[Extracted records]
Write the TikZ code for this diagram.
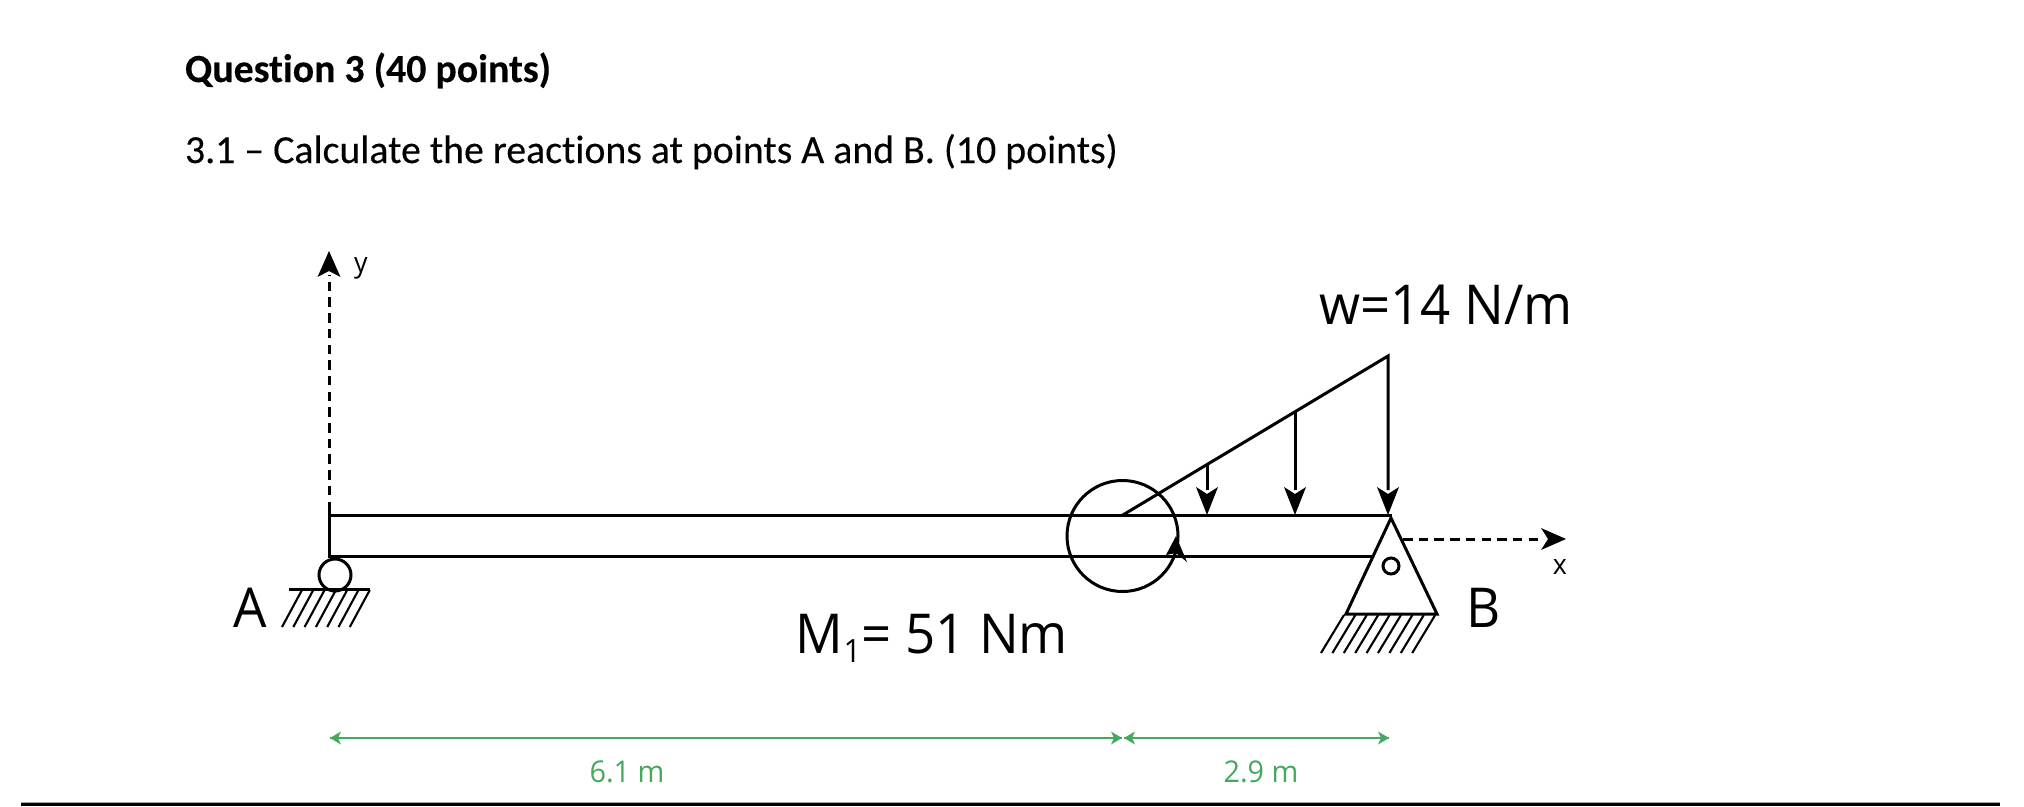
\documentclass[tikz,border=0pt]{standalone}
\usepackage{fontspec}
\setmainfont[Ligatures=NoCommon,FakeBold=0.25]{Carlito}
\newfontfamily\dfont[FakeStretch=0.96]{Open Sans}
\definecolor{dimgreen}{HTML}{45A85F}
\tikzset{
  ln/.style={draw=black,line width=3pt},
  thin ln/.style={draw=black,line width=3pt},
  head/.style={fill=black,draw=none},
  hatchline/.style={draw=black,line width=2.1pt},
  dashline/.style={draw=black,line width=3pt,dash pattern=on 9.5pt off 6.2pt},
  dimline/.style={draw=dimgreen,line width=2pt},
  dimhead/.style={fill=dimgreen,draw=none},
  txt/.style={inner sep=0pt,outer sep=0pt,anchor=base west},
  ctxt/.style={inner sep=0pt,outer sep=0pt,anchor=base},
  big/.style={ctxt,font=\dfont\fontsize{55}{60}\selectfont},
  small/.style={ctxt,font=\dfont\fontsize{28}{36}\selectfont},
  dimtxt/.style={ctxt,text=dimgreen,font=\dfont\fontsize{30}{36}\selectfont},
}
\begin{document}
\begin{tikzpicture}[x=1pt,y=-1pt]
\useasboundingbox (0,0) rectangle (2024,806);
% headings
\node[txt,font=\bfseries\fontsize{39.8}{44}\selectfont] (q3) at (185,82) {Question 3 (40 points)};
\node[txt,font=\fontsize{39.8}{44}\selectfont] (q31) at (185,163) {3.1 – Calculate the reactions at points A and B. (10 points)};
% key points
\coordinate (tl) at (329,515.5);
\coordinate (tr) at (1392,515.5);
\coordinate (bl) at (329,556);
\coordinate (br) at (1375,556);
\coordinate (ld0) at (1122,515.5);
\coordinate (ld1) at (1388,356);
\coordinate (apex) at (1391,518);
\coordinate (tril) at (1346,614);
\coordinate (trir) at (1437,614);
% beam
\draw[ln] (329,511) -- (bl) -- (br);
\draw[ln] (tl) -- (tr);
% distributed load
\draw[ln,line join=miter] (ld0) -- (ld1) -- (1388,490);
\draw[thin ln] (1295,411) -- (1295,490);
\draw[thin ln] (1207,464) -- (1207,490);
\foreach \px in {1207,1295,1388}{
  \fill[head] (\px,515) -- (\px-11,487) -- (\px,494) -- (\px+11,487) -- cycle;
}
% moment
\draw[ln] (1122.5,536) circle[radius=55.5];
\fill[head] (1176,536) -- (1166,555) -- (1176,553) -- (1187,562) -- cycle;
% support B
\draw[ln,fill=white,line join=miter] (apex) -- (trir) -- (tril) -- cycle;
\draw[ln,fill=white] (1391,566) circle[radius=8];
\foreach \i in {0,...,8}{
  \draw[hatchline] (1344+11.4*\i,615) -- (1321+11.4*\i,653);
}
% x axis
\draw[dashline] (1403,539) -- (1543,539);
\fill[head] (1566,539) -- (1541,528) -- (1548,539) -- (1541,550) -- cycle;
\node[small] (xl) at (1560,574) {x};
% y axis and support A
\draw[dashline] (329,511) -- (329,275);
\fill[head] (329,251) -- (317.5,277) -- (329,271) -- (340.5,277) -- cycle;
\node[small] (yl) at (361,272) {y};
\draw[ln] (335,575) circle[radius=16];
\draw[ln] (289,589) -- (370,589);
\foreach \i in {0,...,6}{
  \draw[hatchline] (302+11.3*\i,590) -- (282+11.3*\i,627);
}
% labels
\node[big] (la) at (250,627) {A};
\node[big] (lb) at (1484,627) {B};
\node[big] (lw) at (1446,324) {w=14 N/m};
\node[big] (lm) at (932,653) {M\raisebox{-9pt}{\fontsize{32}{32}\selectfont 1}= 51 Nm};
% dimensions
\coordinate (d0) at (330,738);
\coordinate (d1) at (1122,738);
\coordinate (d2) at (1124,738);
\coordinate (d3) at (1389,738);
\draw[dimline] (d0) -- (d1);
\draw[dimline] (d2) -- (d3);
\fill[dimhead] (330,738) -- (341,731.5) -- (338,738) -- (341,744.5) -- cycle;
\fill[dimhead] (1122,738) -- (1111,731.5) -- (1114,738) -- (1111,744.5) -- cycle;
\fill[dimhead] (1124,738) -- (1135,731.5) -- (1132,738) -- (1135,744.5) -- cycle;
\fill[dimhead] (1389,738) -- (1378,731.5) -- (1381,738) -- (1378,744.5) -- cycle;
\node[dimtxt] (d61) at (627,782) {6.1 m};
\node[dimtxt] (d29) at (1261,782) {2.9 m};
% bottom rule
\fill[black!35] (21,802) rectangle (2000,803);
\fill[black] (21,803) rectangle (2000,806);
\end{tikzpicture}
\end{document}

--

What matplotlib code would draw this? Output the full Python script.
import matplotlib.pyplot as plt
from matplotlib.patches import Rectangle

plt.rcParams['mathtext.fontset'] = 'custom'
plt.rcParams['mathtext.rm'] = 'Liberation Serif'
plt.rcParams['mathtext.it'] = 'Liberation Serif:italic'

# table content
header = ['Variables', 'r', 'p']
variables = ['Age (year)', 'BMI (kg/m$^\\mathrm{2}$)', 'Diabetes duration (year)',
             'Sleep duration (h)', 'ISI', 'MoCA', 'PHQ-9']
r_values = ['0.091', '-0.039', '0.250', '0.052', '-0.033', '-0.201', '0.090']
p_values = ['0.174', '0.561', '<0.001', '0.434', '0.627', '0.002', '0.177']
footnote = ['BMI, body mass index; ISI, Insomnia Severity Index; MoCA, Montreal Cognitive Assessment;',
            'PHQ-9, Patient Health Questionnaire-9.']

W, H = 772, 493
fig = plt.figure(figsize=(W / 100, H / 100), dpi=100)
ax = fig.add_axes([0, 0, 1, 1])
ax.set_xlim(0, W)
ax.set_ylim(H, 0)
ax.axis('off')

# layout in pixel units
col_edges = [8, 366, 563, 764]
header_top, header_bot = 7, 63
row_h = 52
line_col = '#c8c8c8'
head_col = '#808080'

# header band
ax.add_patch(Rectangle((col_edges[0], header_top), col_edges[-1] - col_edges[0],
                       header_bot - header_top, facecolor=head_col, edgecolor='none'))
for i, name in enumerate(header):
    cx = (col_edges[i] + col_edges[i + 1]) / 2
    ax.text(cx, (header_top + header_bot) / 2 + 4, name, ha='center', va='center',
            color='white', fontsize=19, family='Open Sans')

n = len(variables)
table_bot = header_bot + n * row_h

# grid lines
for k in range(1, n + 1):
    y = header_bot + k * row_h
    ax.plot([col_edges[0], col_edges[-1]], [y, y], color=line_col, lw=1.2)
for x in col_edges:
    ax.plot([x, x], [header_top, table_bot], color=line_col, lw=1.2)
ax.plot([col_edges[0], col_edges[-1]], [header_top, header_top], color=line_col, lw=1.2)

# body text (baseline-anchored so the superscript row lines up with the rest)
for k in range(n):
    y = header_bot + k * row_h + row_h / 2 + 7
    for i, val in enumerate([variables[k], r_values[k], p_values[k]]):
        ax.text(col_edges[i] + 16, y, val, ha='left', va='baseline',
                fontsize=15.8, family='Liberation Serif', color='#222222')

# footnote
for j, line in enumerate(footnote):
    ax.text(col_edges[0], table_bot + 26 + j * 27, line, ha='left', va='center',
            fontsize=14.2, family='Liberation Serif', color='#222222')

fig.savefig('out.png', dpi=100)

---

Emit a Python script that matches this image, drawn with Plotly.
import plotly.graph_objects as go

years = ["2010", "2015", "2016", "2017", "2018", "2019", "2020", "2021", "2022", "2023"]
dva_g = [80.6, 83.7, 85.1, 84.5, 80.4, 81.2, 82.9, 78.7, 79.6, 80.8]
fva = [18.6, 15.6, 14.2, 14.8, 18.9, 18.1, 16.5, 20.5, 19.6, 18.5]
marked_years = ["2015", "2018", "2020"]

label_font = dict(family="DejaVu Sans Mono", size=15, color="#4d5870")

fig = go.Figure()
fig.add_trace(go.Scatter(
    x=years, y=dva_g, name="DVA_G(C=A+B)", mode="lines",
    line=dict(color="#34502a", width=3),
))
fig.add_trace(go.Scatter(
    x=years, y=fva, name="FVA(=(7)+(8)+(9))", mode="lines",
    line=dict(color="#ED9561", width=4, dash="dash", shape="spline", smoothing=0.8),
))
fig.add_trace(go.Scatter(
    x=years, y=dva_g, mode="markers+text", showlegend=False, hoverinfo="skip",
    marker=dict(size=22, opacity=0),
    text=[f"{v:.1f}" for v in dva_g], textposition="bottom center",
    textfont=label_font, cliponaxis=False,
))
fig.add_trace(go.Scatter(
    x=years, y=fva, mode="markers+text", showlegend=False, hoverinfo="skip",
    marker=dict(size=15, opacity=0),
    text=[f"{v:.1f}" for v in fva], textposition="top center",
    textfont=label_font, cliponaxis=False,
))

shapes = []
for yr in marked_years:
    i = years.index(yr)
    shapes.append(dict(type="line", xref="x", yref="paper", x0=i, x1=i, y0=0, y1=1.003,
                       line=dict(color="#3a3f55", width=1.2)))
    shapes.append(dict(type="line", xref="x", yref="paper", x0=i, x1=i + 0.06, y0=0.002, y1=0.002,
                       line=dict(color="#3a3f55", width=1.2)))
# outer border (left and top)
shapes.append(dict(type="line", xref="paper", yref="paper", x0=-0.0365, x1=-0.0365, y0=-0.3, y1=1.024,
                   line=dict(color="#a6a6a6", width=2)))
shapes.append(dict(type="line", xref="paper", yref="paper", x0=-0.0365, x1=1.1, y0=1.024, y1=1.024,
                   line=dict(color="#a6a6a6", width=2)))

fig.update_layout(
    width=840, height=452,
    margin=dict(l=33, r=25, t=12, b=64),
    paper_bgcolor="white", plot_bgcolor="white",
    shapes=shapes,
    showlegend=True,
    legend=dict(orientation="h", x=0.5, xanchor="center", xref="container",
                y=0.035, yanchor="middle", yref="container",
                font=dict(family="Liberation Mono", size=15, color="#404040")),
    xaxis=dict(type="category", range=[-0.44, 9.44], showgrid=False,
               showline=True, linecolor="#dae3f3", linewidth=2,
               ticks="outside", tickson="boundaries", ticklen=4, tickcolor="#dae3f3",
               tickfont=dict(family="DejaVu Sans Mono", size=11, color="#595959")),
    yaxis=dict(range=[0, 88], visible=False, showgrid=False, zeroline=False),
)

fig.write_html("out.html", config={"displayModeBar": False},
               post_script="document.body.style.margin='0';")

#### Work to be completed
Go through the material and copy out every line with "code" in it.

#### Answer for this exercise
Write the TikZ code for this diagram.
What matplotlib code would draw this? Output the full Python script.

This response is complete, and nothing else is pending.